As of Sunday, three former Soviet republics will introduce visa restrictions for the Czech Republic. Czechs will now need to apply for a visa if they want to visit Kyrgyzstan, Moldavia and Turkmenistan. Visa restrictions will also be applied for Czechs in Kazachstan as of October 30th. Similar restrictions were applied for citizens of these four countries by the Czech Republic in May this year.
Czech Prime Minister Milos Zeman is to start a three-day tour of Italy and the Vatican on Sunday. Mr. Zeman will meet with senior Italian politicians to discuss European integration and joint European security. The prime minister will also meet with Pope Jean Paul II in order to help improve relations between the Czech government and the Catholic Church. The two are due to discuss a bilateral contract that will resolve outstanding legal issues between the Vatican and the Czech Republic. The Czech Republic is one of the few countries in Central Europe that does not yet have such and agreement with the Vatican. Property disputes between the Vatican and the Czech Republic remain a stumbling block to full relations. All church property was confiscated during the Communist regime, and the issue has yet to be resolved.
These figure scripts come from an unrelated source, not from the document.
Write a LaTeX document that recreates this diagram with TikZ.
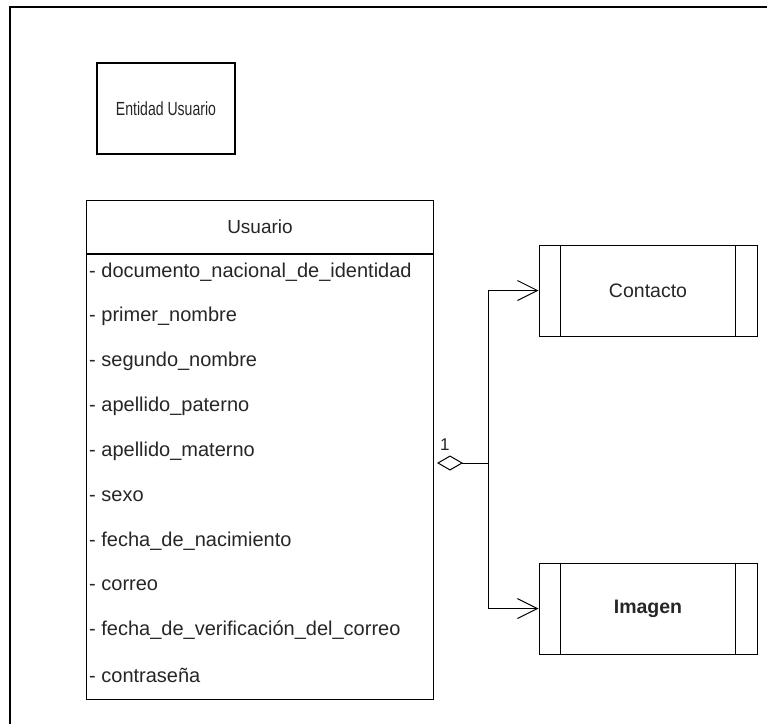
\documentclass[tikz,border=0pt]{standalone}
\usepackage{fontspec}
\setmainfont{Liberation Sans}
\usetikzlibrary{arrows.meta,positioning}

\begin{document}
\begin{tikzpicture}[x=1pt,y=-1pt, text=black!85,
	caja/.style={draw, line width=1pt, inner sep=0pt},
	atributo/.style={anchor=west, inner sep=0pt, font=\fontsize{20}{23}\selectfont},
	agregacion/.style={line width=1pt, {Diamond[open,length=26pt,width=15pt]}-},
	flecha/.style={line width=1pt, -{Straight Barb[length=20pt,width=20pt]}}]

		\useasboundingbox (0,0) rectangle (767,724);

		% marco %
		\draw[line width=1.6pt] (767,7) -- (10,7) -- (10,724);

		% entidad %
		\node[caja, line width=1.2pt, minimum width=138pt, minimum height=91pt,
			font=\fontsize{19}{22}\selectfont] (entidad) at (166,108.5)
			{\scalebox{0.74}[1]{Entidad Usuario}};

		% clase usuario %
		\node[caja, anchor=north west, minimum width=347pt, minimum height=53pt,
			font=\fontsize{19}{22}\selectfont] (usuario) at (86,200) {Usuario};
		\node[caja, anchor=north west, minimum width=347pt, minimum height=445pt]
			(cuerpo) at (usuario.south west) {};

		% atributos %
		\foreach \campo [count=\i from 0] in {documento\_nacional\_de\_identidad,
				primer\_nombre, segundo\_nombre, apellido\_paterno, apellido\_materno,
				sexo, fecha\_de\_nacimiento, correo,
				fecha\_de\_verificación\_del\_correo, contraseña}
			\node[atributo] (a\i) at (89,{272+44.8*\i}) {- \campo};

		% contacto e imagen %
		\node[caja, minimum width=218pt, minimum height=91pt,
			font=\fontsize{19.5}{23}\selectfont] (contacto) at (648,290.5) {Contacto};
		\node[caja, minimum width=218pt, minimum height=91pt,
			font=\bfseries\fontsize{19.5}{23}\selectfont] (imagen) at (648,608.5) {Imagen};
		\foreach \n in {contacto,imagen} {
			\draw[line width=1pt] ([xshift=22pt]\n.north west) -- ([xshift=22pt]\n.south west);
			\draw[line width=1pt] ([xshift=-22pt]\n.north east) -- ([xshift=-22pt]\n.south east);
		}

		% relacion %
		\coordinate (agg) at (437,463);
		\coordinate (union) at (488,463);
		\draw[agregacion] (agg) -- (union);
		\draw[flecha] (union) |- (contacto.west);
		\draw[flecha] (union) |- (imagen.west);
		\node[font=\fontsize{17}{19}\selectfont, inner sep=0pt, anchor=south west,
			above right=12pt and 3pt of agg] (mult) {1};

	\end{tikzpicture}
\end{document}
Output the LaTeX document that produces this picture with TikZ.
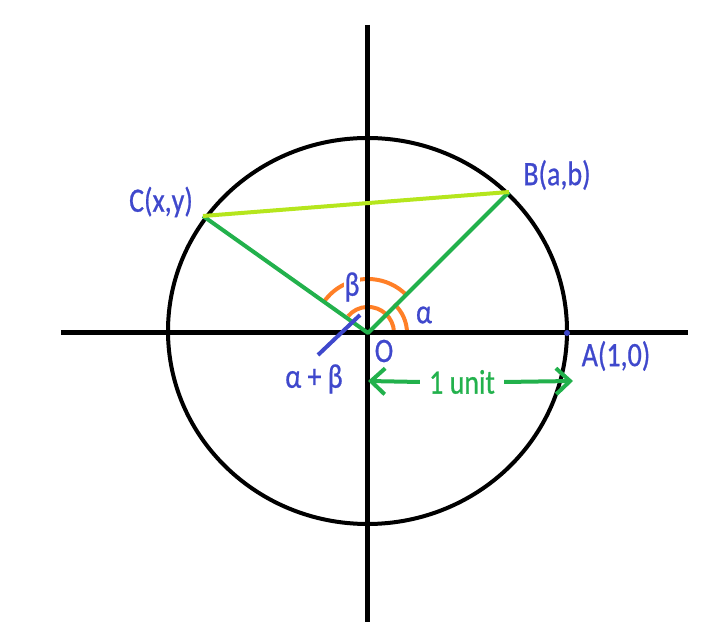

The Interior Ministers of five Central European countries have pledged to co-operate more closely to fight organised crime. Ministers from the Czech Republic, Slovakia, Poland, Austria and Hungary met in Bratislava on Friday, and signed a joint declaration of closer co-operation. They said their countries would work together to fight gangs smuggling illegal immigrants across their borders. The countries also agreed to form individual expert groups, with each country specialising in a specific cross-border problem. The Czech Republic has been charged with co-ordinating efforts to stop football hooligans from travelling abroad. The Slovak Interior Minister Ladislav Pittner described the fight against organised crime as the greatest challenge since the end of the Cold War.
A new project will encourage Roma children to trace the fate of family members who perished in the Holocaust. The project, sponsored by President Vaclav Havel, will encourage Roma children to learn more about the Holocaust from older relatives. A spokesman said the project would also help historians gather more information about the extermination of Czech Roma during the Second World War, a controversial and often neglected subject in the Czech Republic. More than 500 men, women and children are believed to have died in Czech-run concentration camps for Roma during the Nazi occupation of Bohemia and Moravia. The rest of the pre-war Roma population, numbering some 7,000 people, were transported to Auschwitz, where all but a handful were killed.
And finally, the weather forecast. The weather on Sunday in the Czech Republic should start off foggy, followed by overcast or partially cloudy skies. The highest daytime temperatures should reach sixteen degrees Celsius. Temperatures during the night should reach a maximum of five degrees Celsius. I'm Nick Carey, and that's the end of the news.